NAACP, community leaders celebrate Black History
A fourth grader stole the show at last week’s Black History celebration in Goose Creek.
Fourth-grader T’auna Prioleau gave a dramatic monologue for which she received a standing ovation. She spoke as Coretta Scott King (Dr. Martin Luther King Jr.’s wife) in an emphatic speech she memorized.
The nine-year-old Joseph Pye Elementary School student used her booming, powerful voice and enunciated each word as clearly as the vision of the character she was portraying.
“I can’t be what I ought to be until you are allowed to be what you ought to be,” T’auna said. “I believe all forms of discrimination are equally wrong.”
T’auna’s performance was only one of many show-stopping moments witnessed last week during the Goose Creek NAACP’s Black History Month Celebration held at the Berkeley Electric Co-op building off Springhill Drive in Goose Creek.
The 2013 Black History Month theme was “At the Crossroads of Freedom and Equality: The Emancipation Proclamation and the March on Washington.” The program touched on both topics.

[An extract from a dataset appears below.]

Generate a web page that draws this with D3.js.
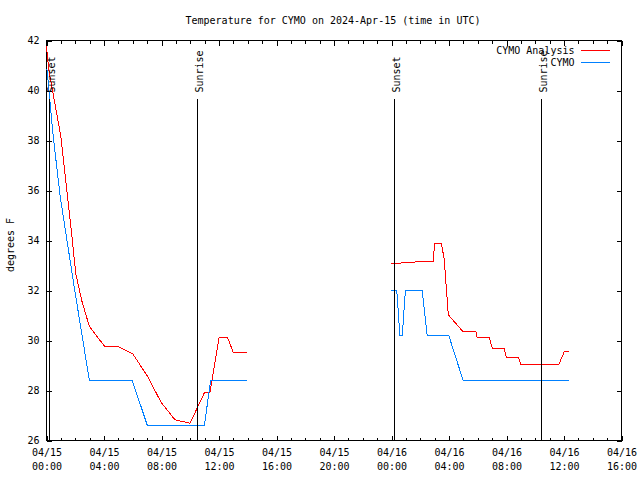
<!DOCTYPE html>
<html>
<head>
<meta charset="utf-8">
<script src="https://cdn.jsdelivr.net/npm/d3@7/dist/d3.min.js"></script>
<style>
  html, body { margin: 0; padding: 0; background: #fff; }
  svg { display: block; }
  text { font-family: "DejaVu Sans Mono", "Liberation Mono", monospace; font-size: 10px; fill: #000; }
</style>
</head>
<body>
<svg id="chart" width="640" height="480"></svg>
<script>
// ---------- DATA ----------
const titleText = "Temperature for CYMO on 2024-Apr-15 (time in UTC)";
const yLabelText = "degrees F";
const seriesNames = ["CYMO Analysis", "CYMO"];
const seriesColors = ["#ff0000", "#0080ff"];

const xDomain = ["2024-04-15T00:00Z", "2024-04-16T16:00Z"];
const yTicks = [26, 28, 30, 32, 34, 36, 38, 40, 42];

// CYMO Analysis (red), two segments
const analysisTimes1 = ["2024-04-15T00:00Z","2024-04-15T00:10Z","2024-04-15T01:00Z","2024-04-15T01:25Z","2024-04-15T01:48Z","2024-04-15T02:02Z","2024-04-15T02:27Z","2024-04-15T02:59Z","2024-04-15T04:03Z","2024-04-15T05:00Z","2024-04-15T06:00Z","2024-04-15T07:04Z","2024-04-15T07:58Z","2024-04-15T08:56Z","2024-04-15T09:59Z","2024-04-15T10:59Z","2024-04-15T11:22Z","2024-04-15T12:00Z","2024-04-15T12:36Z","2024-04-15T13:00Z","2024-04-15T13:57Z"];
const analysisTemps1 = [41.76, 40.8, 38.16, 36.0, 34.0, 32.68, 31.6, 30.56, 29.76, 29.76, 29.47, 28.53, 27.53, 26.83, 26.69, 27.91, 27.91, 30.11, 30.11, 29.51, 29.51];
const analysisTimes2 = ["2024-04-15T23:58Z","2024-04-16T00:52Z","2024-04-16T01:55Z","2024-04-16T02:55Z","2024-04-16T02:59Z","2024-04-16T03:28Z","2024-04-16T03:40Z","2024-04-16T03:57Z","2024-04-16T04:58Z","2024-04-16T05:52Z","2024-04-16T05:58Z","2024-04-16T06:48Z","2024-04-16T07:01Z","2024-04-16T07:51Z","2024-04-16T07:59Z","2024-04-16T08:51Z","2024-04-16T08:59Z","2024-04-16T11:38Z","2024-04-16T12:01Z","2024-04-16T12:20Z"];
const analysisTemps2 = [33.07, 33.11, 33.15, 33.15, 33.87, 33.87, 33.27, 31.03, 30.36, 30.36, 30.11, 30.11, 29.68, 29.68, 29.32, 29.32, 29.03, 29.03, 29.55, 29.55];

// CYMO observations (blue), two segments
const obsTimes1 = ["2024-04-15T00:02Z","2024-04-15T00:28Z","2024-04-15T00:58Z","2024-04-15T01:58Z","2024-04-15T02:59Z","2024-04-15T05:58Z","2024-04-15T07:01Z","2024-04-15T10:59Z","2024-04-15T11:25Z","2024-04-15T13:57Z"];
const obsTemps1 = [40.85, 38.16, 35.7, 32.0, 28.4, 28.4, 26.6, 26.6, 28.4, 28.4];
const obsTimes2 = ["2024-04-15T23:58Z","2024-04-16T00:22Z","2024-04-16T00:35Z","2024-04-16T00:45Z","2024-04-16T00:58Z","2024-04-16T02:08Z","2024-04-16T02:29Z","2024-04-16T03:59Z","2024-04-16T04:59Z","2024-04-16T12:20Z"];
const obsTemps2 = [32.0, 32.0, 30.2, 30.2, 32.0, 32.0, 30.2, 30.2, 28.4, 28.4];

// Sun events
const sunLabels = ["Sunset", "Sunrise", "Sunset", "Sunrise"];
const sunTimes = ["2024-04-15T00:12Z", "2024-04-15T10:29Z", "2024-04-16T00:12Z", "2024-04-16T10:25Z"];

// ---------- CHART ----------
const svg = d3.select("#chart");
const pLeft = 46.5, pRight = 621.5, pTop = 40.5, pBottom = 440.5;

const x = d3.scaleUtc().domain(xDomain.map(d => new Date(d))).range([pLeft, pRight]);
const y = d3.scaleLinear().domain([26, 42]).range([pBottom, pTop]);

const endPlus = new Date(new Date(xDomain[1]).getTime() + 1);
const majorX = d3.utcHour.every(4).range(new Date(xDomain[0]), endPlus);
const minorX = d3.utcHour.every(1).range(new Date(xDomain[0]), endPlus);

const fmtDate = d3.utcFormat("%m/%d");
const fmtTime = d3.utcFormat("%H:%M");

// bottom axis (major with labels)
const gxB = svg.append("g").attr("transform", `translate(0,${pBottom})`)
  .call(d3.axisBottom(x).tickValues(majorX).tickSize(-5).tickSizeOuter(0).tickFormat(""));
gxB.selectAll(".tick text").each(function(d) {
  const t = d3.select(this).text(null).attr("y", 8);
  t.append("tspan").attr("x", 0).attr("dy", "0.71em").text(fmtDate(d));
  t.append("tspan").attr("x", 0).attr("dy", "1.4em").text(fmtTime(d));
});
// bottom minor
svg.append("g").attr("transform", `translate(0,${pBottom})`)
  .call(d3.axisBottom(x).tickValues(minorX).tickSize(-3).tickSizeOuter(0).tickFormat(""));
// top major & minor
svg.append("g").attr("transform", `translate(0,${pTop})`)
  .call(d3.axisTop(x).tickValues(majorX).tickSize(-5).tickSizeOuter(0).tickFormat(""));
svg.append("g").attr("transform", `translate(0,${pTop})`)
  .call(d3.axisTop(x).tickValues(minorX).tickSize(-3).tickSizeOuter(0).tickFormat(""));
// left & right
svg.append("g").attr("transform", `translate(${pLeft},0)`)
  .call(d3.axisLeft(y).tickValues(yTicks).tickSize(-5).tickSizeOuter(0).tickPadding(7).tickFormat(d3.format("d")));
svg.append("g").attr("transform", `translate(${pRight},0)`)
  .call(d3.axisRight(y).tickValues(yTicks).tickSize(-5).tickSizeOuter(0).tickFormat(""));

svg.selectAll(".domain").remove();
svg.selectAll(".tick line").attr("stroke", "#000").attr("shape-rendering", "crispEdges");
svg.selectAll("g").attr("font-family", null).attr("font-size", null);
svg.selectAll(".tick text").attr("fill", "#000");

// frame
svg.append("rect").attr("x", pLeft).attr("y", pTop).attr("width", pRight - pLeft).attr("height", pBottom - pTop)
  .attr("fill", "none").attr("stroke", "#000").attr("shape-rendering", "crispEdges");

// data lines
const line = d3.line().x(d => x(d[0])).y(d => y(d[1]));
function seg(times, temps) { return times.map((t, i) => [new Date(t), temps[i]]); }
const series = [
  { color: seriesColors[0], segs: [seg(analysisTimes1, analysisTemps1), seg(analysisTimes2, analysisTemps2)] },
  { color: seriesColors[1], segs: [seg(obsTimes1, obsTemps1), seg(obsTimes2, obsTemps2)] }
];
series.forEach(s => {
  s.segs.forEach(pts => {
    svg.append("path").datum(pts).attr("d", line)
      .attr("fill", "none").attr("stroke", s.color).attr("stroke-width", 1)
      .attr("shape-rendering", "crispEdges");
  });
});

// sun lines & labels
sunTimes.forEach((t, i) => {
  const xp = Math.round(x(new Date(t))) + 0.5;
  svg.append("line").attr("x1", xp).attr("x2", xp).attr("y1", 99).attr("y2", pBottom)
    .attr("stroke", "#000").attr("shape-rendering", "crispEdges");
  svg.append("text").attr("transform", `translate(${xp + 5},92.5) rotate(-90)`)
    .attr("text-anchor", "start").text(sunLabels[i]);
});

// title
svg.append("text").attr("x", 333).attr("y", 23.5).attr("text-anchor", "middle").text(titleText);

// y label
svg.append("text").attr("transform", "translate(14,245) rotate(-90)").attr("text-anchor", "middle").text(yLabelText);

// legend
seriesNames.forEach((name, i) => {
  const ly = 50 + i * 12;
  svg.append("text").attr("x", 574.5).attr("y", ly + 3.5).attr("text-anchor", "end").text(name);
  svg.append("line").attr("x1", 581).attr("x2", 610).attr("y1", ly + 0.5).attr("y2", ly + 0.5)
    .attr("stroke", seriesColors[i]).attr("shape-rendering", "crispEdges");
});
</script>
</body>
</html>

Goose Creek Mayor Michael Heitzler spoke of Abraham Lincoln’s Emancipation Proclamation, which went into effect 150 years ago. Heitzler said Lincoln waited two years into his presidency before the proclamation was made.
Heitzler added that Lincoln’s move was similar to a British end to slavery and kept Britain, France and Spain from becoming allies with the Confederate States of America during the Civil War. Those countries were on the verge of supporting the South in the war, while Russia nearly became an ally to the Union, according to Heitzler.
This is when Lincoln turned from a politician into a moralist, Heitzler said.
A century later, on Aug. 28, 1963, America stood at the crossroads of segregation and discrimination when King led his peaceful march on Washington to the Lincoln Memorial and delivered his powerful “I Have a Dream” speech.
Goose Creek High School student Silas Adams read that speech to the audience at Monday’s celebration and linked it to President Barack Obama.
Adams said Obama’s inauguration cashed the check and made King’s dream a reality. “Dr. King’s dream, Obama’s dream, my dream, your dream, the American Dream is just a blink away,” he said.
Fort Sumter National Park Service employee Michael Allen spoke of the importance of Gullah and Geechee heritage.
Goose Creek Concerned Citizens Elder Kenny Johnson told his story of working with city officials to rename the Goose Creek Recreation Center the Casey Center, after a slave who escaped. There is also a historical marker by the Goose Creek Library off Old Moncks Corner Road.
GCHS student Uzuri Boatwright gave a brief history of Rosa Parks and read from some of her writings on the success of the bus boycott.
Goose Creek City Councilmember John McCants was honored and presented with a city proclamation on Black History Month.
“I was stationed at Fort Benning, Ga. with a weapon as security as people marched from Selma to Montgomery,” McCants said of the 1965 march that ended less than 100 miles away from Fort Benning.
U.S. Post Office employees presented framed posters of two special stamps: one honoring the Emancipation Proclamation and the other honoring Rosa Parks. The posters will hang at the Berkeley County School District and Goose Creek City Hall, respectively. Several actual first-class “forever stamps” were sold after the program.
BCSD Associate Superintendent of Human Resources Glenda Levine was the mistress of ceremonies for the evening.
Several other local dignitaries spoke and were among the more than 50 people in attendance.